Business Standard, October 05, 2015
NEW DELHI: Addressing a CUTS Conference on Green Growth and Energy Security, Railways Minister Suresh Prabhu on Monday said “growth must be sustainable”.
He claimed that adding GDP numbers at the cost of environmental damages is not sensible, as it increased the cost for adaptation.
Responding to Mr Ramesh’s 3 Ms, he said we also need a 4th M, i.e. money, in addition to these extremely important 3Ms.
He claimed that it is important to integrate environmental concerns early at the stage of economic planning.
Responding to questions, he explained the various initiatives taken by his ministry to promote energy transformations, including solarisation of feasible railway systems and savings on energy consumption and procurement. In response to another question, he claimed that the new economy (green economy) will create far more jobs than it will reduce.
Kickstarting the high-level workshop on ‘Energy Security and Green Growth in India: Are we on the right path?, Pradeep S Mehta, Secretary General, CUTS International pointed out the environmental risks involved in the growth pathways.
He set the context on why India needs to shift away from fossil fuels, while pursuing its growth aspirations. He stressed that “India needs to pursue a green growth strategy to meet its basic needs, while protecting the environment”.
Similarly, Indian energy is in need of a transformation to achieve universal energy access and energy security, while being sensitive to environmental concerns.
Marc Saxer, Resident Representative, FES, argued that “the global debate over energy transformation is over. And renewable energy has won.”
The debate has now shifted from ‘if’ we should pursue renewable energy to ‘how’ it should be pursued. Criticising the political cartelisation for fossil fuel subsidy, Mr Saxer stressed the need for energy transformations to meet India’s energy security. He also cautioned that the transformation will not be smooth; there will be resistances. Therefore, the transformation is not just about technical change, but also equally about political struggles.
Jairam Ramesh, Member of Parliament pointed that the word ‘Green growth’ has been a taboo in India, which is changing more recently. He claimed that India needs “high growth that is sustainable, and rooted in green economy.”
Such a growth strategy is important for India for four reasons: a) demographic concerns, b) climate change concerns, c) public health concerns, and d) sustainable livelihood concerns.
He suggested that India needs 3Ms to ensure a right transition. First, there is a need for analytical framework of measurement that can consider the environmental costs and ensure green accounting. Second, a proper modelling framework that accounts for the co-benefits of green growth strategy is critical for transition in the right direction. Finally, better strategy manage the growth trajectories are equally important. For this, he stressed, India need to mobilise and concentrate its intellectual energy.

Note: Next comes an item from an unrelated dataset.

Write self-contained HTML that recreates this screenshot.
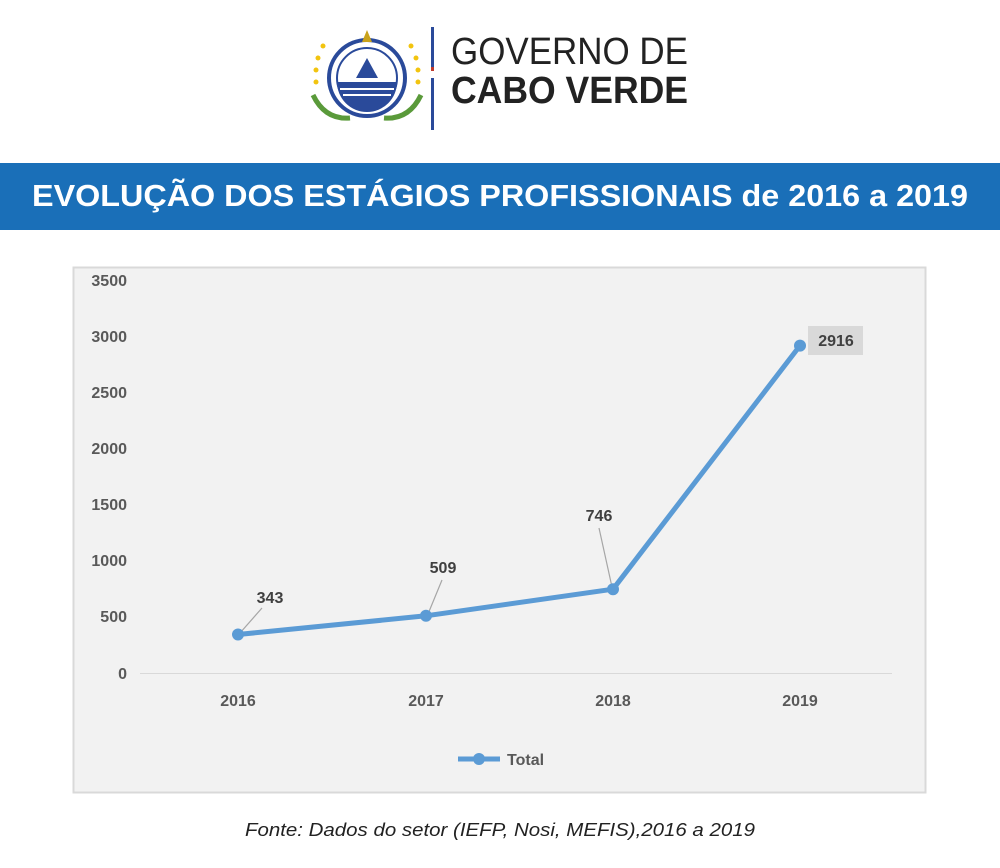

Ramesh also stressed that India should not repeat the mistakes done by industrialised countries. It should factor in environmental considerations and costs early in the developmental planning. On this path of transformation, there cannot be a single solution, neither can it be imposed. The solution need to evolve through democratic process. Concluding his speech, he claimed that India has the most progressive legislations around environment. Unfortunately, the implementation is far from desired level.
Both Prabhu and Ramesh agreed that Germany is a right partner for India in this transformation and thanked CUTS and FES taking up this issue of sensitising public and policy makers on green growth.